Diabetic Neuropathy and Balance

Anyone with diabetes has the probability of contracting neuropathy in time. Excess sugar in the blood stream causes swollen nerves which in turn cause the tingling, prickling, and numbness in feet and hands. One type of neuropathy, peripheral neuropathy, results from damage to the peripheral nervous system which controls sensory, motor, and autonomic nerves. Peripheral neuropathy also affects balance, mobility, and causes many foot disorders.


The sensory nerves in the peripheral nervous system are responsible for perceiving sensations, like pressure or pain, and sending them to the brain for the response of muscle reactions. With neuropathy, the patient’s nerve is damaged so the brain never receives the sensations and the muscles never react. Patients experience numbness and tingling in the feet that can proceed up the leg. This lack of sensation can lead to difficulties in joint position and thus problems in coordination.

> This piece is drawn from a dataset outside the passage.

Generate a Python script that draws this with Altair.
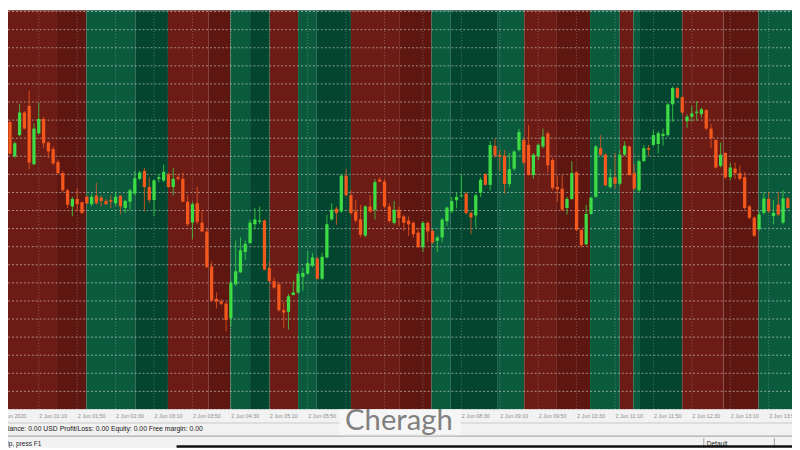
import altair as alt
import pandas as pd

# ---------------- data (price in grid units: one dotted grid line = 1 unit) ----------------
open_ = [15.89, 14.00, 15.17, 16.42, 16.78, 13.56, 15.26, 16.06, 14.76, 14.40,
         13.68, 13.07, 12.12, 11.23, 11.64, 11.46, 11.76, 11.35, 11.82, 11.71,
         11.53, 11.58, 11.40, 11.82, 11.14, 11.49, 11.94, 12.75, 13.19, 12.30,
         11.58, 12.75, 12.66, 13.01, 12.30, 12.84, 12.75, 11.49, 10.33, 11.40,
         10.33, 9.84, 7.91, 6.12, 5.97, 5.85, 5.04, 6.92, 7.58, 8.71,
         9.20, 10.24, 10.38, 10.45, 7.82, 7.10, 6.92, 5.49, 5.40, 6.33,
         6.47, 7.33, 7.51, 7.94, 8.35, 7.23, 8.41, 10.51, 11.10, 10.95,
         12.93, 11.85, 10.95, 10.51, 9.61, 11.22, 11.04, 12.71, 12.60, 11.22,
         10.32, 11.04, 10.68, 10.44, 10.32, 9.78, 8.97, 10.32, 9.87, 9.33,
         9.51, 10.41, 10.95, 11.57, 11.79, 11.93, 10.86, 10.73, 11.99, 13.01,
         12.42, 14.57, 14.08, 14.03, 12.47, 13.31, 14.35, 14.90, 14.63, 12.96,
         14.00, 14.54, 15.26, 13.79, 12.30, 12.21, 11.14, 11.64, 13.11, 9.92,
         9.13, 10.81, 11.76, 14.45, 14.09, 12.30, 12.84, 12.48, 14.09, 14.54,
         13.07, 12.12, 13.73, 14.45, 14.63, 14.68, 15.12, 15.17, 16.87, 17.77,
         17.27, 15.94, 16.19, 16.40, 16.33, 16.55, 15.53, 14.90, 13.47, 14.18,
         12.84, 13.32, 13.07, 12.84, 11.23, 10.60, 9.97, 10.87, 11.64, 10.69,
         11.32, 10.33, 11.67]
high = [15.98, 14.81, 16.91, 16.51, 17.62, 15.80, 16.96, 16.19, 14.81, 14.54,
        13.82, 13.20, 12.21, 11.76, 12.21, 11.49, 11.82, 11.94, 12.53, 11.85,
        11.64, 11.85, 12.03, 11.85, 11.58, 12.21, 13.20, 13.19, 13.37, 12.84,
        12.75, 13.01, 13.55, 13.10, 13.37, 13.01, 13.10, 11.85, 11.49, 12.30,
        11.04, 9.97, 8.18, 6.47, 6.12, 5.94, 7.10, 9.34, 9.52, 9.34,
        10.51, 11.13, 11.22, 10.51, 8.18, 7.28, 7.01, 5.94, 6.40, 7.10,
        7.64, 7.82, 8.77, 8.66, 8.44, 8.66, 10.77, 11.40, 11.22, 13.01,
        13.28, 12.12, 11.58, 11.31, 11.31, 11.85, 12.75, 12.84, 12.75, 11.40,
        11.52, 11.22, 10.77, 10.68, 10.41, 10.05, 10.41, 10.41, 9.96, 9.60,
        10.59, 11.22, 11.75, 11.99, 13.01, 12.02, 10.95, 11.93, 12.83, 13.06,
        14.85, 14.98, 14.35, 14.35, 14.17, 14.35, 15.52, 14.99, 15.71, 14.18,
        14.72, 15.53, 15.35, 13.91, 12.93, 12.96, 11.76, 13.73, 13.14, 9.97,
        11.32, 11.76, 14.63, 15.17, 14.15, 13.29, 14.18, 14.36, 14.81, 14.58,
        13.56, 13.82, 14.63, 14.63, 15.44, 15.40, 15.53, 16.96, 17.86, 17.86,
        17.32, 16.33, 16.78, 17.05, 16.69, 16.60, 15.79, 14.93, 14.76, 14.22,
        13.64, 13.64, 13.47, 13.11, 11.32, 10.69, 10.96, 12.03, 12.03, 11.59,
        12.03, 12.12, 11.76]
low = [14.09, 13.91, 15.11, 15.48, 13.29, 13.50, 15.22, 14.45, 13.91, 13.50,
       13.02, 12.03, 11.14, 10.69, 10.96, 10.81, 11.35, 11.23, 11.32, 11.23,
       11.32, 11.14, 11.23, 10.78, 10.87, 11.05, 11.85, 12.66, 10.95, 11.40,
       10.68, 12.57, 12.57, 12.24, 11.85, 12.66, 11.46, 10.15, 9.43, 10.24,
       9.79, 7.82, 5.94, 5.58, 5.76, 4.32, 4.59, 6.83, 7.55, 8.27,
       9.16, 9.97, 10.24, 7.69, 7.05, 6.67, 5.40, 4.50, 4.41, 6.30,
       6.40, 6.56, 7.46, 7.87, 7.19, 7.15, 8.35, 10.45, 10.20, 10.86,
       11.76, 10.77, 10.33, 9.52, 9.52, 10.86, 10.51, 12.57, 11.13, 10.33,
       10.23, 10.14, 9.87, 9.60, 9.51, 8.94, 8.71, 9.24, 9.15, 8.71,
       9.24, 10.14, 10.86, 11.12, 11.75, 10.77, 9.69, 10.05, 11.75, 12.38,
       12.11, 13.90, 13.19, 11.93, 12.29, 13.19, 14.26, 13.56, 12.93, 12.75,
       13.79, 14.45, 13.11, 12.12, 11.49, 10.96, 10.78, 11.58, 9.85, 8.99,
       9.08, 10.78, 11.71, 14.00, 12.35, 12.21, 12.21, 12.39, 14.00, 12.93,
       12.12, 12.03, 13.70, 14.00, 14.54, 14.15, 14.60, 15.08, 15.89, 17.19,
       16.33, 15.58, 15.89, 15.97, 16.15, 15.44, 14.45, 13.32, 13.38, 12.75,
       12.66, 12.75, 12.66, 11.05, 10.51, 9.52, 9.88, 10.78, 10.87, 10.24,
       10.69, 10.24, 11.10]
close = [14.15, 14.72, 16.42, 15.53, 13.65, 15.53, 16.06, 14.72, 14.27, 13.61,
         13.07, 12.12, 11.32, 11.64, 11.35, 10.87, 11.40, 11.76, 11.40, 11.53,
         11.35, 11.49, 11.76, 11.23, 11.53, 12.12, 12.79, 13.10, 12.30, 11.58,
         12.66, 12.84, 13.14, 12.30, 12.75, 12.75, 11.49, 10.24, 11.35, 10.38,
         9.84, 7.87, 6.03, 5.97, 5.85, 4.95, 7.01, 7.64, 8.80, 9.16,
         10.33, 10.51, 10.45, 7.73, 7.10, 6.74, 5.49, 5.36, 6.26, 6.47,
         7.51, 7.55, 8.09, 8.41, 7.23, 8.44, 10.24, 11.04, 10.86, 12.93,
         11.85, 10.86, 10.45, 9.66, 11.22, 10.95, 12.57, 12.60, 11.22, 10.42,
         11.04, 10.59, 10.32, 10.23, 9.69, 8.97, 10.32, 9.84, 9.24, 9.51,
         10.50, 11.16, 11.52, 11.75, 11.84, 10.86, 10.62, 11.84, 12.70, 12.42,
         14.62, 14.03, 13.99, 12.47, 13.28, 14.26, 15.34, 13.65, 12.96, 14.09,
         14.63, 15.08, 13.50, 12.25, 12.18, 11.05, 11.64, 13.07, 9.92, 9.08,
         10.81, 11.71, 14.54, 14.09, 12.39, 12.84, 12.48, 14.09, 14.58, 12.96,
         12.21, 13.73, 14.45, 14.36, 15.17, 15.28, 15.24, 16.87, 17.77, 17.23,
         16.42, 16.19, 16.37, 16.47, 16.60, 15.53, 14.99, 13.38, 14.09, 12.84,
         13.38, 13.07, 12.75, 11.14, 10.60, 9.61, 10.78, 11.67, 10.96, 10.87,
         10.78, 11.67, 11.14]

grid_levels = list(range(0, 23))

# vertical grid lines every 8 bars (40 minutes)
vgrid_idx = [7, 15, 23, 31, 39, 47, 55, 63, 71, 79, 87, 95,
             103, 111, 119, 127, 135, 143, 151, 159]
# time labels visible in the screenshot (those under the logo are hidden there)
time_label_idx = [-1.2, 7, 15, 23, 31, 39, 47, 55, 63, 95,
                  103, 111, 119, 127, 135, 143, 151, 159]
time_labels = ["2 Jun 2020", "2 Jun 01:10", "2 Jun 01:50", "2 Jun 02:30", "2 Jun 03:10",
               "2 Jun 03:50", "2 Jun 04:30", "2 Jun 05:10", "2 Jun 05:50",
               "2 Jun 08:30", "2 Jun 09:10", "2 Jun 09:50",
               "2 Jun 10:30", "2 Jun 11:10", "2 Jun 11:50", "2 Jun 12:30", "2 Jun 13:10",
               "2 Jun 13:50"]

band_start = [0.59, 10.8, 16.9, 27.1, 33.9, 42.4, 46.9, 51.0, 55.1, 61.0, 64.9, 72.0, 82.2,
              88.8, 92.8, 102.6, 108.1, 114.9, 121.8, 128.0, 130.8, 132.2, 141.0, 149.6, 156.9]
band_end = [10.8, 16.9, 27.1, 33.9, 42.4, 46.9, 51.0, 55.1, 61.0, 64.9, 72.0, 82.2, 88.8,
            92.8, 102.6, 108.1, 114.9, 121.8, 128.0, 130.8, 132.2, 141.0, 149.6, 156.9, 163.9]
band_shade = ["bear1", "bear2", "bull1", "bull2", "bear1", "bear2", "bull1", "bull2", "bear1",
              "bull1", "bull2", "bear1", "bear2", "bull1", "bull2", "bull1", "bear1", "bear2",
              "bull1", "bear1", "bull1", "bull2", "bear1", "bear2", "bull1"]

# ---------------- layout ----------------
W, H = 792, 442
X0, X1 = 0.5918, 163.857
G0, G1 = -2.1183, 22.0753


def px(v):
    return v * W / 800.0


def py(v):
    return v * H / 450.0


PLOT_BOTTOM = py(410.6)

df = pd.DataFrame({"idx": list(range(1, len(open_) + 1)), "o": open_, "h": high,
                   "l": low, "c": close})
df["dir"] = ["up" if c >= o else "down" for o, c in zip(open_, close)]
bands = pd.DataFrame({"start": band_start, "end": band_end, "shade": band_shade})
grid = pd.DataFrame({"g": grid_levels})
labels = pd.DataFrame({"idx": time_label_idx, "label": time_labels})
vgrid = pd.DataFrame({"idx": vgrid_idx})
one = pd.DataFrame({"a": [0]})

xs = alt.Scale(domain=[X0, X1], nice=False, zero=False)
ys = alt.Scale(domain=[G0, G1], nice=False, zero=False)
cs = alt.Scale(domain=["bear1", "bear2", "bull1", "bull2", "up", "down"],
               range=["#6c1b15", "#5e1611", "#0b5a3e", "#03452e", "#3ddc45", "#f4581c"])

band_layer = alt.Chart(bands).mark_rect().encode(
    x=alt.X("start:Q", scale=xs, axis=None), x2="end:Q",
    y=alt.value(0), y2=alt.value(PLOT_BOTTOM),
    color=alt.Color("shade:N", scale=cs, legend=None))

hgrid = alt.Chart(grid).mark_rule(strokeDash=[2, 2], color="white", opacity=0.5,
                                  strokeWidth=1).encode(
    y=alt.Y("g:Q", scale=ys, axis=None), x=alt.value(0), x2=alt.value(W))

vgrid_layer = alt.Chart(vgrid).mark_rule(strokeDash=[1, 2], color="white", opacity=0.28,
                                         strokeWidth=1).encode(
    x=alt.X("idx:Q", scale=xs, axis=None), y=alt.value(0), y2=alt.value(PLOT_BOTTOM))

wick = alt.Chart(df).mark_rule(strokeWidth=1.1, opacity=0.7).encode(
    x=alt.X("idx:Q", scale=xs, axis=None),
    y=alt.Y("l:Q", scale=ys, axis=None), y2="h:Q",
    color=alt.Color("dir:N", scale=cs, legend=None))

body = alt.Chart(df).mark_rule(strokeWidth=3.3, strokeCap="butt").encode(
    x=alt.X("idx:Q", scale=xs, axis=None),
    y=alt.Y("o:Q", scale=ys, axis=None), y2="c:Q",
    color=alt.Color("dir:N", scale=cs, legend=None))

base_one = alt.Chart(one)
bottom_bg = base_one.mark_rect(color="#f2f2f2").encode(
    x=alt.value(0), x2=alt.value(W), y=alt.value(PLOT_BOTTOM), y2=alt.value(H))
sep1 = base_one.mark_rule(color="#c8c8c8", strokeWidth=1).encode(
    x=alt.value(0), x2=alt.value(W), y=alt.value(py(424.5)))
sep2 = base_one.mark_rule(color="#9a9a9a", strokeWidth=1).encode(
    x=alt.value(0), x2=alt.value(W), y=alt.value(py(438)))

tlabels = alt.Chart(labels).mark_text(align="left", baseline="middle", dx=0.5, fontSize=5.4,
                                      font="Liberation Sans", color="#8c8c8c").encode(
    x=alt.X("idx:Q", scale=xs, axis=None), y=alt.value(py(417.5)), text="label:N")

status = base_one.mark_text(
    text="Balance: 0.00 USD  Profit/Loss: 0.00  Equity: 0.00  Free margin: 0.00",
    align="left", baseline="middle", fontSize=6.9, font="Liberation Sans",
    color="#151515").encode(x=alt.value(px(-8.5)), y=alt.value(py(431)))

help_txt = base_one.mark_text(text="For Help, press F1", align="left", baseline="middle",
                              fontSize=6.6, font="Liberation Sans", color="#1e1e1e").encode(
    x=alt.value(px(-21)), y=alt.value(py(446.5)))
default_txt = base_one.mark_text(text="Default", align="left", baseline="middle", fontSize=6.6,
                                 font="Liberation Sans", color="#1e1e1e").encode(
    x=alt.value(px(713)), y=alt.value(py(446.5)))
vsep1 = base_one.mark_rule(color="#a0a0a0").encode(
    x=alt.value(px(710)), y=alt.value(py(440)), y2=alt.value(H))
vsep2 = base_one.mark_rule(color="#a0a0a0").encode(
    x=alt.value(px(782)), y=alt.value(py(440)), y2=alt.value(H))
black_bar = base_one.mark_rect(color="#111111").encode(
    x=alt.value(px(172)), x2=alt.value(W), y=alt.value(py(447.5)), y2=alt.value(H))

# watermark logo with its light backdrop
wm_backdrop = base_one.mark_rect(color="#f6f6f6").encode(
    x=alt.value(px(338)), x2=alt.value(px(462)), y=alt.value(PLOT_BOTTOM),
    y2=alt.value(py(437)))
wm_swoosh = base_one.mark_rule(color="#d6d6d6", strokeWidth=1.5).encode(
    x=alt.value(px(342)), x2=alt.value(px(458)), y=alt.value(py(437.5)))
watermark = base_one.mark_text(text="Cheragh", align="left", baseline="alphabetic",
                               fontSize=29.5, font="Lato", color="#808080").encode(
    x=alt.value(px(344)), y=alt.value(py(432)))

chart = alt.layer(
    band_layer, vgrid_layer, hgrid, wick, body,
    bottom_bg, sep1, sep2, tlabels, status, help_txt, default_txt, vsep1, vsep2,
    black_bar, wm_backdrop, wm_swoosh, watermark
).properties(
    width=W, height=H, padding=0,
    autosize=alt.AutoSizeParams(type="none"), background="white"
).configure_view(stroke=None)

chart.save("out.html", embed_options={"renderer": "svg", "actions": False})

Damage to the motor nerves can also be caused by neuropathy. If the motor nerves of a patient’s legs were damaged, that person would experience trouble moving the limbs, which includes paralysis and lack of muscle control. Weakness in the legs can also happen. Patients may have trouble holding themselves up, and may fall.  Of the senses that may be affected, one is the “position sense” also called “proprioception”. In other words, a patient with neuropathy has trouble determining what position a leg, foot, hand, or arm is in thereby causing the balancing issues. The patient can damage the ankle joint without realizing it, sprain the ankle, and fall as a result of no “position sense”.

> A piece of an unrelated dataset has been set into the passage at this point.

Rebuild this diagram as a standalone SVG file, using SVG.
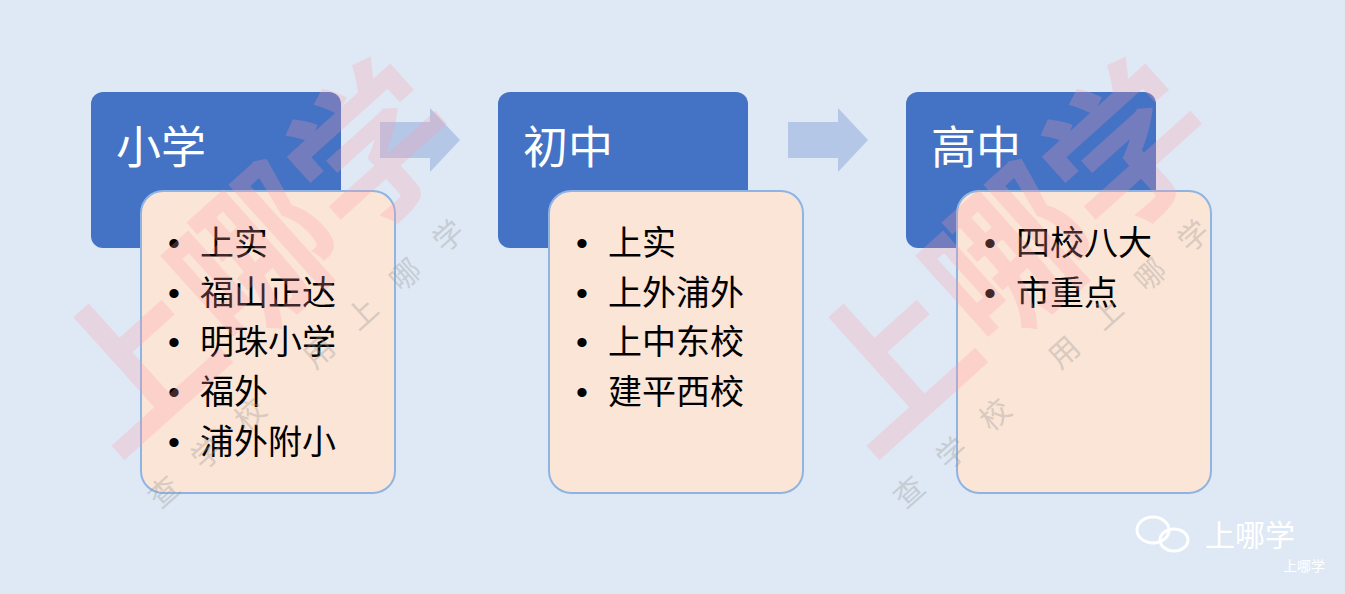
<svg xmlns="http://www.w3.org/2000/svg" width="1345" height="594" viewBox="0 0 1345 594">
<style>
.hd{fill:#4472c4}
.bd{fill:#fbe5d6;stroke:#8eb4e3;stroke-width:2}
.ar{fill:#b4c7e7}
.t{font-family:"Liberation Sans","Noto Sans CJK SC",sans-serif;fill:#fff;font-size:45px}
.b{font-family:"Liberation Sans","Noto Sans CJK SC",sans-serif;fill:#000;font-size:34px}
.wm{font-family:"Noto Sans CJK SC",sans-serif;fill:#ff9aa8;opacity:0.25;font-size:160px;font-weight:bold}
.wg{font-family:"Noto Sans CJK SC",sans-serif;fill:#999;opacity:0.35;font-size:30px;letter-spacing:28px}
</style>
<rect width="1345" height="594" fill="#dfe9f5"/>
<g id="connectors">
<polygon class="ar" points="380,122 430,122 430,108 460,140 430,172 430,158 380,158"/>
<polygon class="ar" points="788,122 838,122 838,108 868,140 838,172 838,158 788,158"/>
</g>
<g id="n1">
<rect class="hd" x="91" y="92" width="250" height="156" rx="12"/>
<text class="t" x="116" y="164">小学</text>
<rect class="bd" x="141" y="191" width="254" height="302" rx="22"/>
<g class="b"><text x="168" y="255">•</text><text x="200" y="255">上实</text>
<text x="168" y="305">•</text><text x="200" y="305">福山正达</text>
<text x="168" y="354">•</text><text x="200" y="354">明珠小学</text>
<text x="168" y="404">•</text><text x="200" y="404">福外</text>
<text x="168" y="454">•</text><text x="200" y="454">浦外附小</text></g>
</g>
<g id="n2">
<rect class="hd" x="498" y="92" width="250" height="156" rx="12"/>
<text class="t" x="523" y="164">初中</text>
<rect class="bd" x="549" y="191" width="254" height="302" rx="22"/>
<g class="b"><text x="576" y="255">•</text><text x="608" y="255">上实</text>
<text x="576" y="305">•</text><text x="608" y="305">上外浦外</text>
<text x="576" y="354">•</text><text x="608" y="354">上中东校</text>
<text x="576" y="404">•</text><text x="608" y="404">建平西校</text></g>
</g>
<g id="n3">
<rect class="hd" x="906" y="92" width="250" height="156" rx="12"/>
<text class="t" x="931" y="164">高中</text>
<rect class="bd" x="957" y="191" width="254" height="302" rx="22"/>
<g class="b"><text x="984" y="255">•</text><text x="1016" y="255">四校八大</text>
<text x="984" y="305">•</text><text x="1016" y="305">市重点</text></g>
</g>
<g id="watermarks">
<text class="wm" transform="translate(115,460) rotate(-42)">上哪学</text>
<text class="wm" transform="translate(870,460) rotate(-42)">上哪学</text>
<text class="wg" transform="translate(160,510) rotate(-42)">查学校 用上哪学</text>
<text class="wg" transform="translate(905,510) rotate(-42)">查学校 用上哪学</text>
<ellipse cx="1153" cy="530" rx="16" ry="13" fill="none" stroke="#fff" stroke-width="3"/>
<ellipse cx="1174" cy="540" rx="14" ry="11" fill="none" stroke="#fff" stroke-width="3"/>
<text x="1205" y="546" font-family="Noto Sans CJK SC,sans-serif" font-size="30" fill="#fff">上哪学</text>
<text x="1283" y="571" font-family="Noto Sans CJK SC,sans-serif" font-size="14" fill="#fff">上哪学</text>
</g>
</svg>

Peripheral neuropathy caused by diabetes can cause balancing trouble due to a number of secondary foot problems like foot ulcerations, partial amputations, and trans-tibial amputations. These foot problems aggravate balance issues already caused by the damage to the motor and sensory nerves


Now that you know what damage can occur with neuropathy, we can make some suggestions about how you can help yourself improve balance, coordination, and other motor issues as a result from this condition. Exercise can greatly reduce the symptoms of neuropathy by strengthening weak muscles, increasing mobility in the affected parts, and improve balance. There are many exercise programs designed for neuropathy patients that will help reduce the symptoms and greatly improve mobility and balance. Check with your doctor for recommendations and always start gradually and work to increase time and endurance. Follow your doctor’s advice and exercise to help yourself gain a better quality of life from neuropathy.